Prayer teaches us to love God above ourselves, and in uniting ourselves to Christ through prayer, we are given grace to become the men and women we are called to be
Fasting and Mortification crushes our natural inclination and forces us to love God and others over even our sensual desires. It helps us place our wills “under our feet” as St. Therese of Lisieux says. The Catechism of the Council of Trent states:
But the body is to be mortified and the sensual appetites to be repressed not only by fasting, and particularly, by the fasts instituted by the Church, but also by watching, pious pilgrimages, and other works of austerity. By these and similar observances is the virtue of temperance chiefly manifested. In connection with this subject, St. Paul, writing to the Corinthians, says: Every one that striveth for the mastery, refraineth himself from all things; and they indeed that they may receive a corruptible crown, but we an incorruptible one.

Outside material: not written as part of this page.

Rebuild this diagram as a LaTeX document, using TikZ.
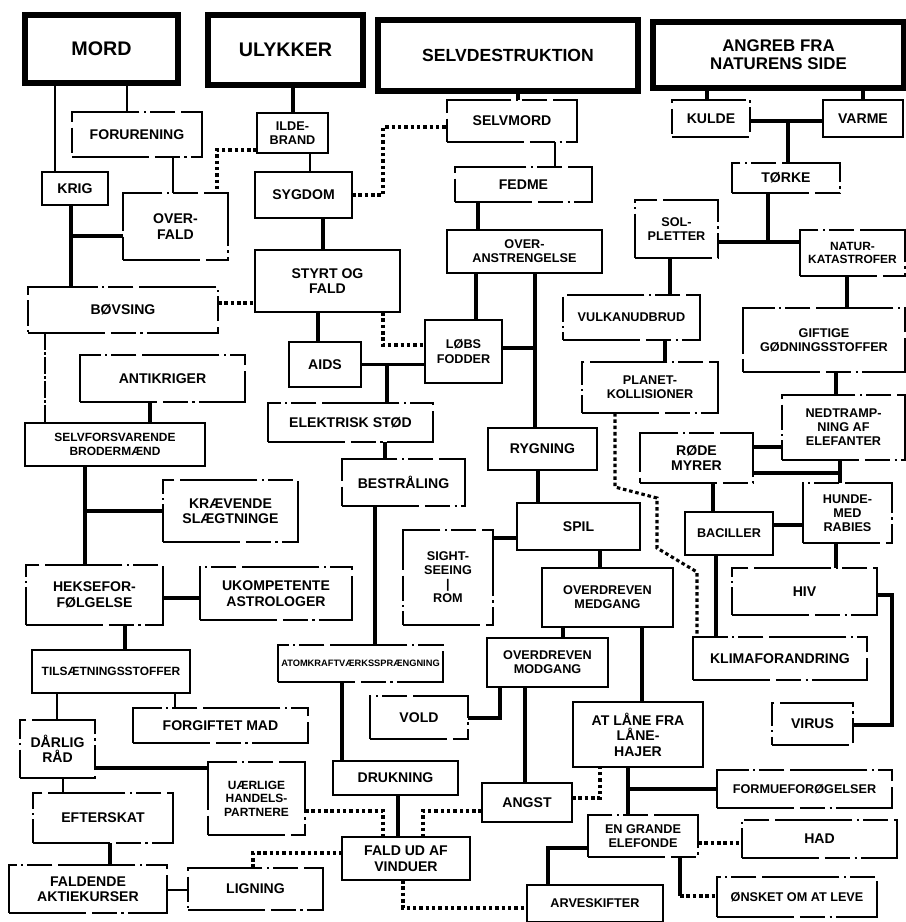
\documentclass[tikz,border=0pt]{standalone}
\usepackage{fontspec}
\setmainfont{Liberation Sans}
\usetikzlibrary{positioning,calc}

\tikzset{
  box/.style={draw, line width=1.1pt, inner sep=1pt, outer sep=0pt, align=center,
    font=\bfseries\fontsize{10}{11}\selectfont},
  gapbox/.style={box, dash pattern=on 55pt off 4pt on 18pt off 3pt on 1.5pt off 3pt},
  topbox/.style={box, line width=4pt, font=\bfseries\fontsize{14}{15}\selectfont},
  wh/.style 2 args={minimum width=#1*0.025cm, minimum height=#2*0.025cm},
  mid/.style={font=\bfseries\fontsize{9}{10}\selectfont},
  small/.style={font=\bfseries\fontsize{8.5}{9.5}\selectfont},
  tiny/.style={font=\bfseries\fontsize{6.6}{8}\selectfont},
  link/.style={line width=2.6pt},
  midlink/.style={line width=1.8pt},
  dots/.style={line width=2.2pt, dash pattern=on 2.5pt off 2pt},
  dashlink/.style={line width=1.4pt, dash pattern=on 12pt off 1.5pt on 2pt off 1.5pt}
}

\begin{document}
\begin{tikzpicture}[x=0.025cm, y=-0.025cm]
\useasboundingbox (0,0) rectangle (906,922);

% top row
\node[topbox, wh={153}{68}] (mord) at (101.5,49) {MORD};
\node[topbox, wh={155}{70}] (ulykker) at (285.5,50) {ULYKKER};
\node[topbox, wh={260}{71}, font=\bfseries\fontsize{12.5}{14}\selectfont] (selvdestr) at (508,55.5) {SELVDESTRUKTION};
\node[topbox, wh={251}{66}, font=\bfseries\fontsize{12}{13}\selectfont] (angreb) at (778.5,55) {ANGREB FRA\\NATURENS SIDE};

% mord
\node[gapbox, wh={130}{45}] (forurening) at (137,134.5) {FORURENING};
\node[box, wh={66}{33}] (krig) at (75,188.5) {KRIG};
\node[gapbox, wh={105}{67}] (overfald) at (175.5,226.5) {OVER-\\FALD};
\node[gapbox, wh={190}{46}] (bavsing) at (123,310) {BØVSING};
\node[gapbox, wh={165}{47}] (antikriger) at (162.5,378.5) {ANTIKRIGER};
\node[box, wh={180}{43}, small] (selvforsv) at (115,444.5) {SELVFORSVARENDE\\BRODERMÆND};
\node[gapbox, wh={135}{62}] (kraevende) at (230.5,511) {KRÆVENDE\\SLÆGTNINGE};
\node[gapbox, wh={137}{60}] (forfoelgelse) at (94.5,595) {HEKSEFOR-\\FØLGELSE};
\node[gapbox, wh={152}{53}] (ukompetente) at (276,593.5) {UKOMPETENTE\\ASTROLOGER};
\node[box, wh={158}{43}, small] (tilsaetning) at (111,671.5) {TILSÆTNINGSSTOFFER};
\node[gapbox, wh={175}{35}] (forgiftet) at (220.5,725.5) {FORGIFTET MAD};
\node[gapbox, wh={75}{58}] (aerlig) at (57.5,749) {DÅRLIG\\RÅD};
\node[gapbox, wh={97}{73}, small] (uaerlige) at (256.5,798.5) {UÆRLIGE\\HANDELS-\\PARTNERE};
\node[gapbox, wh={140}{50}] (giftskat) at (103,818) {EFTERSKAT};
\node[gapbox, wh={158}{48}] (faldende) at (88,889) {FALDENDE\\AKTIEKURSER};
\node[gapbox, wh={135}{42}] (taening) at (255.5,889) {LIGNING};

% ulykker
\node[box, wh={71}{40}, mid] (ildebrand) at (292.5,133) {ILDE-\\BRAND};
\node[box, wh={97}{46}] (sygdom) at (303.5,195) {SYGDOM};
\node[box, wh={145}{62}] (styrt) at (327.5,281) {STYRT OG\\FALD};
\node[box, wh={72}{45}] (aids) at (325,364.5) {AIDS};
\node[gapbox, wh={165}{39}] (elektrisk) at (350.5,422.5) {ELEKTRISK STØD};
\node[gapbox, wh={123}{47}] (bestraaling) at (403.5,482.5) {BESTRÅLING};
\node[gapbox, wh={165}{37}, tiny] (atomkraft) at (360.5,663.5) {ATOMKRAFTVÆRKSSPRÆNGNING};
\node[gapbox, wh={98}{43}] (vold) at (419,717.5) {VOLD};
\node[box, wh={125}{34}] (drukning) at (395.5,778) {DRUKNING};
\node[box, wh={128}{43}] (faldud) at (406,858.5) {FALD UD AF\\VINDUER};

% selvdestruktion
\node[gapbox, wh={130}{42}] (selvmord) at (512,121) {SELVMORD};
\node[gapbox, wh={137}{35}] (fedme) at (523.5,184.5) {FEDME};
\node[box, wh={155}{43}, mid] (overanstr) at (524.5,251.5) {OVER-\\ANSTRENGELSE};
\node[box, wh={77}{63}, mid] (loeds) at (463.5,351.5) {LØBS\\FODDER};
\node[box, wh={109}{42}] (rygning) at (542.5,449) {RYGNING};
\node[box, wh={123}{47}] (spil) at (578.5,526.5) {SPIL};
\node[gapbox, wh={90}{95}, mid] (sightseeing) at (448,577.5) {SIGHT-\\SEEING\\|\\ROM};
\node[box, wh={131}{59}, mid] (medgang) at (607.5,597.5) {OVERDREVEN\\MEDGANG};
\node[box, wh={121}{49}, mid] (modgang) at (547.5,662.5) {OVERDREVEN\\MODGANG};
\node[box, wh={130}{65}] (laane) at (638,734.5) {AT LÅNE FRA\\LÅNE-\\HAJER};
\node[box, wh={90}{39}] (angst) at (527,802.5) {ANGST};
\node[gapbox, wh={110}{42}, mid] (engrande) at (643,836) {EN GRANDE\\ELEFONDE};
\node[box, wh={136}{37}, mid] (arve) at (595,903.5) {ARVESKIFTER};

% angreb fra naturens side
\node[gapbox, wh={78}{37}] (kulde) at (711,118.5) {KULDE};
\node[box, wh={80}{37}] (varme) at (863,118.5) {VARME};
\node[gapbox, wh={108}{30}] (toerke) at (786,178) {TØRKE};
\node[gapbox, wh={83}{58}, mid] (solpletter) at (676.5,229) {SOL-\\PLETTER};
\node[gapbox, wh={105}{46}, small] (naturkat) at (852.5,253) {NATUR-\\KATASTROFER};
\node[gapbox, wh={137}{45}, mid] (vulkan) at (631.5,317.5) {VULKANUDBRUD};
\node[gapbox, wh={162}{64}, mid] (giftige) at (824,340) {GIFTIGE\\GØDNINGSSTOFFER};
\node[gapbox, wh={136}{51}, mid] (planet) at (650,387.5) {PLANET-\\KOLLISIONER};
\node[gapbox, wh={123}{65}, mid] (nedtramp) at (843.5,427.5) {NEDTRAMP-\\NING AF\\ELEFANTER};
\node[gapbox, wh={113}{50}] (roedemyrer) at (696.5,458) {RØDE\\MYRER};
\node[box, wh={88}{43}, mid] (baciller) at (729,533.5) {BACILLER};
\node[gapbox, wh={89}{60}, mid] (hunde) at (847.5,513) {HUNDE-\\MED\\RABIES};
\node[gapbox, wh={145}{47}] (hvg) at (804.5,591.5) {HIV};
\node[gapbox, wh={174}{43}] (klima) at (780,658.5) {KLIMAFORANDRING};
\node[gapbox, wh={81}{42}] (virus) at (812.5,724) {VIRUS};
\node[gapbox, wh={175}{38}, mid] (formue) at (804.5,789) {FORMUEFORØGELSER};
\node[gapbox, wh={155}{38}] (had) at (819.5,839) {HAD};
\node[gapbox, wh={160}{40}, mid] (oensket) at (797,897) {ØNSKET OM AT LEVE};

% junctions
\coordinate (j1) at (71,236);
\coordinate (j2) at (387,365);
\coordinate (j3) at (85,511);
\coordinate (j4) at (535,348);
\coordinate (j5) at (788,121);
\coordinate (j6) at (768,242);
\coordinate (j7) at (840,473);
\coordinate (j8) at (628,789);
\coordinate (j9) at (680,896);

% mord connectors
\draw[midlink] (mord.south -| 55,0) -- (krig.north -| 55,0);
\draw[midlink] (mord.south -| 127,0) -- (forurening.north -| 127,0);
\draw[midlink] (forurening.south -| 173,0) -- (overfald.north -| 173,0);
\draw[link] (krig.south -| j1) -- (bavsing.north -| j1);
\draw[link] (j1) -- (overfald.west |- j1);
\draw[dots] (bavsing.east |- 0,303) -- (styrt.west |- 0,303);
\draw[dashlink] (bavsing.south -| 45,0) -- (selvforsv.north -| 45,0);
\draw[link] (antikriger.south -| 150,0) -- (selvforsv.north -| 150,0);
\draw[link] (selvforsv.south -| j3) -- (forfoelgelse.north -| j3);
\draw[link] (j3) -- (kraevende.west |- j3);
\draw[link] (forfoelgelse.east |- 0,598) -- (ukompetente.west |- 0,598);
\draw[link] (forfoelgelse.south -| 125,0) -- (tilsaetning.north -| 125,0);
\draw[midlink] (tilsaetning.south -| 57,0) -- (aerlig.north -| 57,0);
\draw[midlink] (tilsaetning.south -| 175,0) -- (forgiftet.north -| 175,0);
\draw[link] (aerlig.east |- 0,768) -- (uaerlige.west |- 0,768);
\draw[midlink] (aerlig.south -| 63,0) -- (giftskat.north -| 63,0);
\draw[link] (giftskat.south -| 110,0) -- (faldende.north -| 110,0);
\draw[midlink] (faldende.east |- 0,890) -- (taening.west |- 0,890);
\draw[dots] (taening.north -| 253,0) |- (faldud.west |- 0,853);
\draw[dots] (uaerlige.east |- 0,811) -| (faldud.north -| 383,0);

% ulykker connectors
\draw[link] (ulykker.south -| 293,0) -- (ildebrand.north -| 293,0);
\draw[midlink] (ildebrand.south -| 310,0) -- (sygdom.north -| 310,0);
\draw[dots] (ildebrand.west |- 0,150) -| (overfald.north -| 217,0);
\draw[dots] (sygdom.east) -- ++(31,0) |- (selvmord.west |- 0,127);
\draw[link] (sygdom.south -| 323,0) -- (styrt.north -| 323,0);
\draw[link] (styrt.south -| 318,0) -- (aids.north -| 318,0);
\draw[dots] (styrt.south -| 383,0) |- (loeds.west |- 0,345);
\draw[link] (aids.east) -- (loeds.west |- aids.east);
\draw[link] (j2) -- (elektrisk.north -| j2);
\draw[link] (elektrisk.south -| 385,0) -- (bestraaling.north -| 385,0);
\draw[link] (bestraaling.south -| 375,0) -- (atomkraft.north -| 375,0);
\draw[link] (atomkraft.south -| 342,0) -- (drukning.north -| 342,0);
\draw[link] (drukning.south -| 398,0) -- (faldud.north -| 398,0);
\draw[link] (vold.east |- 0,718) -| (modgang.south -| 500,0);
\draw[dots] (angst.west |- 0,811) -| (faldud.north -| 423,0);
\draw[dots] (faldud.south -| 403,0) |- (arve.west |- 0,908);

% selvdestruktion connectors
\draw[link] (selvdestr.south -| 518,0) -- (selvmord.north -| 518,0);
\draw[midlink] (selvmord.south -| 555,0) -- (fedme.north -| 555,0);
\draw[link] (fedme.south -| 478,0) -- (overanstr.north -| 478,0);
\draw[link] (overanstr.south -| 476,0) -- (loeds.north -| 476,0);
\draw[link] (overanstr.south -| j4) -- (rygning.north -| j4);
\draw[link] (j4) -- (loeds.east |- j4);
\draw[link] (rygning.south -| 538,0) -- (spil.north -| 538,0);
\draw[link] (sightseeing.east |- 0,538) -- (spil.west |- 0,538);
\draw[link] (spil.south -| 600,0) -- (medgang.north -| 600,0);
\draw[link] (medgang.south -| 563,0) -- (modgang.north -| 563,0);
\draw[link] (medgang.south -| 642,0) -- (laane.north -| 642,0);
\draw[link] (modgang.south -| 525,0) -- (angst.north -| 525,0);
\draw[dots] (angst.east |- 0,798) -| (laane.south -| 600,0);
\draw[link] (laane.south -| j8) -- (engrande.north -| j8);
\draw[link] (j8) -- (formue.west |- j8);
\draw[dots] (engrande.east |- 0,843) -- (had.west |- 0,843);
\draw[link] (engrande.west |- 0,848) -| (arve.north -| 548,0);
\draw[link] (engrande.south -| j9) -- (j9);
\draw[dots] (j9) -- (oensket.west |- j9);

% naturens side connectors
\draw[link] (angreb.south -| 707,0) -- (kulde.north -| 707,0);
\draw[link] (angreb.south -| 863,0) -- (varme.north -| 863,0);
\draw[link] (kulde.east |- j5) -- (varme.west |- j5);
\draw[link] (j5) -- (toerke.north -| j5);
\draw[link] (toerke.south -| j6) -- (j6);
\draw[link] (solpletter.east |- j6) -- (naturkat.west |- j6);
\draw[link] (solpletter.south -| 670,0) -- (vulkan.north -| 670,0);
\draw[link] (vulkan.south -| 665,0) -- (planet.north -| 665,0);
\draw[dots] (planet.south -| 615,0) -- (615,487) -- (657,498) -- (657,548) -- (697,572) -- (klima.north -| 697,0);
\draw[link] (naturkat.south -| 847,0) -- (giftige.north -| 847,0);
\draw[link] (giftige.south -| 836,0) -- (nedtramp.north -| 836,0);
\draw[link] (roedemyrer.east |- 0,447) -- (nedtramp.west |- 0,447);
\draw[link] (nedtramp.south -| j7) -- (hunde.north -| j7);
\draw[link] (roedemyrer.east |- j7) -- (j7);
\draw[link] (roedemyrer.south -| 713,0) -- (baciller.north -| 713,0);
\draw[link] (baciller.east |- 0,525) -- (hunde.west |- 0,525);
\draw[link] (baciller.south -| 716,0) -- (klima.north -| 716,0);
\draw[link] (hunde.south -| 836,0) -- (hvg.north -| 836,0);
\draw[link] (hvg.east |- 0,595) -- ++(15,0) |- (virus.east |- 0,725);

\end{tikzpicture}
\end{document}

A little after he says: I chastise my body and bring it into subjection, lest, perhaps, when I have preached to others, I myself should become a castaway. And in another place he says: Make not provision for the flesh in its concupiscence.
Almsgiving is all about serving others. It doesn’t necessarily mean you must go and drop off 100 cans of Campbell’s soup to the local food bank, but it means that you give your time, talent, and treasure to serve our brother and sisters, the poor and needy. This also doesn’t mean that you must serve those who are poor monetarily, but perhaps the poor in spirit. Perhaps you can go to a retirement home, or visit the sick in the hospital. Bringing the love of Christ to people is what almsgiving is all about. It could even mean going and visiting your own grandparents or elderly family members.
This Trifecta of Lent is spoken of in the Catechism of the Council of Trent (I love this book):
To prayer let us unite fasting and almsdeeds. Fasting is most intimately connected with prayer. For the mind of one who is filled with food and drink is so borne down as not to be able to raise itself to the contemplation of God, or even to understand what prayer means.
Almsdeeds have also an intimate connection with prayer. For what claim has he to the virtue of charity, who, possessing the means of affording relief to those who depend on the assistance of others, refuses help to his neighbour and brother ? How can he, whose heart is devoid of charity, demand assistance from God unless, while imploring the pardon of his sins, he at the same time humbly beg of God to grant him the virtue of charity ?
This triple remedy was, therefore, appointed by God to aid man in the attainment of salvation. For by sin we offend God, wrong our neighbour, or injure ourselves. The wrath of God we appease by pious prayer; our offences against man we redeem by almsdeeds; the stains of our own lives we wash away by fasting. Each of these remedies, it is true, is applicable to every sort of sin; they are, however, peculiarly adapted to those three which we have specially mentioned.
Obviously, this does not negate the need for the Sacraments, especially the Eucharist and Confession. However, united with Jesus through the Sacraments, we can effectively enter into Lent and give ourselves to Him and to others in their service.
So the question is not “What are you giving up this Lent” but “How are you going to love God over yourself, through prayer, fasting, and almsgiving this Lent?”